====== Data lines
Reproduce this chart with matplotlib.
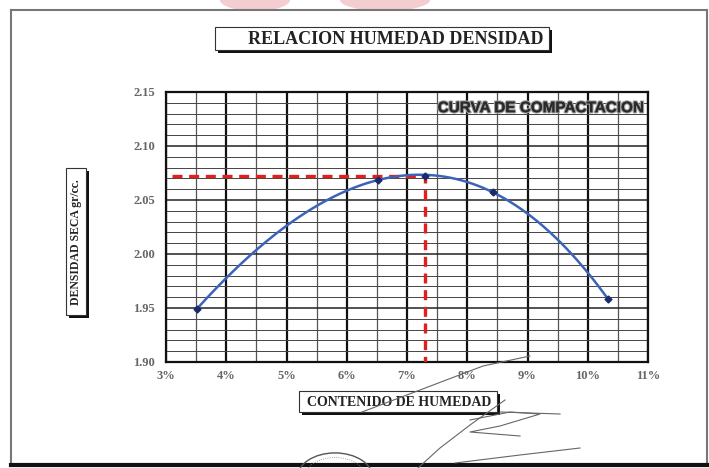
import numpy as np
import matplotlib
matplotlib.use("Agg")
import matplotlib.pyplot as plt
from matplotlib.lines import Line2D
from matplotlib.patches import Rectangle, Ellipse, Circle
from matplotlib.ticker import MultipleLocator, FuncFormatter
import matplotlib.patheffects as pe

# Proctor test results
moisture = [3.51, 6.52, 8.43, 10.34]          # water content, %
dry_density = [1.949, 2.0685, 2.057, 1.958]   # dry density, g/cc
opt_moisture = 7.30                            # optimum moisture content, %
max_density = 2.072                            # maximum dry density, g/cc

x_ticks = [3, 4, 5, 6, 7, 8, 9, 10, 11]
y_ticks = [1.90, 1.95, 2.00, 2.05, 2.10, 2.15]

W, H = 709, 468
fig = plt.figure(figsize=(W / 100, H / 100), dpi=100)
fig.patch.set_facecolor("white")


def fx(px):
    return px / W


def fy(py):
    return 1 - py / H


ax = fig.add_axes([fx(166), fy(362), fx(648) - fx(166), fy(92) - fy(362)])
ax.set_xlim(3, 11)
ax.set_ylim(1.90, 2.15)

# grid: heavy lines every 1 %, light every 0.5 %; horizontal every 0.01
ax.xaxis.set_major_locator(MultipleLocator(1))
ax.xaxis.set_minor_locator(MultipleLocator(0.5))
ax.yaxis.set_major_locator(MultipleLocator(0.05))
ax.yaxis.set_minor_locator(MultipleLocator(0.01))
ax.grid(which="major", axis="x", color="#111111", lw=1.6)
ax.grid(which="minor", axis="x", color="#555555", lw=0.9)
ax.grid(which="major", axis="y", color="#222222", lw=1.1)
ax.grid(which="minor", axis="y", color="#444444", lw=0.7)
ax.set_axisbelow(True)

ax.set_xticks(x_ticks)
ax.set_yticks(y_ticks)
ax.xaxis.set_major_formatter(FuncFormatter(lambda v, p: f"{v:.0f}%"))
ax.yaxis.set_major_formatter(FuncFormatter(lambda v, p: f"{v:.2f}"))
ax.tick_params(which="both", length=0, labelsize=9, labelcolor="#666666")
ax.tick_params(axis="y", pad=8)
ax.tick_params(axis="x", pad=6)
for lab in ax.get_xticklabels() + ax.get_yticklabels():
    lab.set_fontfamily("Liberation Serif")
    lab.set_fontweight("bold")
for s in ax.spines.values():
    s.set_color("#111111")
    s.set_linewidth(1.6)

# compaction curve fitted through the test points
coef = np.polyfit(moisture, dry_density, 3)
xs = np.linspace(min(moisture), max(moisture), 300)
ax.plot(xs, np.polyval(coef, xs), color="#3d63b8", lw=1.8, zorder=4)
ax.plot(moisture, dry_density, ls="none", marker="D", ms=3.5,
        color="#1a2a6a", zorder=5)

# optimum moisture / maximum dry density guides
ax.plot([3.1, opt_moisture, opt_moisture], [max_density, max_density, 1.90],
        color="#e0201c", lw=2.4, ls=(0, (3, 2)), zorder=3)
ax.plot([opt_moisture], [max_density], marker="D", ms=3.5,
        color="#1a2a6a", zorder=5)

ax.text(10.92, 2.135, "CURVA DE COMPACTACION", ha="right", va="center",
        fontsize=11, fontweight="bold", family="Liberation Sans",
        color="#2a2a2a", zorder=6,
        path_effects=[pe.withStroke(linewidth=1.8, foreground="#9a9a9a"),
                      pe.Normal()])


def boxed_label(x0, y0, x1, y1, text, tx, ty, size, rotation=0):
    """Label inside a framed box with a solid drop shadow (pixel coords)."""
    fig.add_artist(Rectangle((fx(x0) + 3 / W, fy(y1) - 3 / H), fx(x1) - fx(x0),
                             fy(y0) - fy(y1), transform=fig.transFigure,
                             fc="#111111", ec="none", zorder=1))
    fig.add_artist(Rectangle((fx(x0), fy(y1)), fx(x1) - fx(x0), fy(y0) - fy(y1),
                             transform=fig.transFigure, fc="white",
                             ec="#333333", lw=0.8, zorder=2))
    fig.text(fx(tx), fy(ty), text, ha="center", va="center", rotation=rotation,
             fontsize=size, fontweight="bold", family="Liberation Serif",
             color="#222222", zorder=3)


boxed_label(215, 27, 549, 50, "RELACION HUMEDAD DENSIDAD", 396, 39, 13)
boxed_label(66, 168, 86, 315, "DENSIDAD SECA gr/cc.", 76.5, 242, 8.5, rotation=90)
boxed_label(299, 391, 497, 412, "CONTENIDO DE HUMEDAD", 399, 402, 10)

# page frame
frame_gray = "#777777"
fig.add_artist(Line2D([fx(11), fx(707)], [fy(10), fy(10)], color=frame_gray, lw=1.5))
fig.add_artist(Line2D([fx(11), fx(11)], [fy(10), fy(465)], color=frame_gray, lw=1.5))
fig.add_artist(Line2D([fx(707), fx(707)], [fy(10), fy(465)], color=frame_gray, lw=1.5))
fig.add_artist(Line2D([fx(11), fx(709)], [fy(465), fy(465)], color="#111111", lw=3))

# faint letterhead logo above the frame
for cx, w in [(255, 70), (385, 90)]:
    fig.add_artist(Ellipse((fx(cx), fy(0)), w / W, 22 / H, transform=fig.transFigure,
                           fc="#f4cdd1", ec="none", zorder=0))

# stamp and signature strokes at the foot of the sheet
fig.add_artist(Circle((fx(335), fy(478)), 38 / W, transform=fig.transFigure,
                      fc="none", ec="#555555", lw=1.0, zorder=4))
fig.add_artist(Circle((fx(335), fy(478)), 31 / W, transform=fig.transFigure,
                      fc="none", ec="#888888", lw=0.6, ls=":", zorder=4))
sig_strokes = [
    ([362, 420, 483, 530], [412, 390, 366, 356]),
    ([505, 470, 440, 418], [400, 425, 448, 468]),
    ([470, 510, 540, 500, 470, 520], [420, 412, 414, 426, 432, 436]),
    ([500, 560], [412, 414]),
    ([455, 520, 580], [463, 455, 448]),
]
for xs_s, ys_s in sig_strokes:
    fig.add_artist(Line2D([fx(v) for v in xs_s], [fy(v) for v in ys_s],
                          color="#666666", lw=0.8, zorder=4))

fig.savefig("out.png", dpi=100, facecolor="white")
============
# Prompt
Return each line of the listing that holds the string "matplotlib".

# Solution
Reproduce this chart with matplotlib.
import matplotlib
matplotlib.use("Agg")
import matplotlib.pyplot as plt
from matplotlib.lines import Line2D
from matplotlib.patches import Rectangle, Ellipse, Circle
from matplotlib.ticker import MultipleLocator, FuncFormatter
import matplotlib.patheffects as pe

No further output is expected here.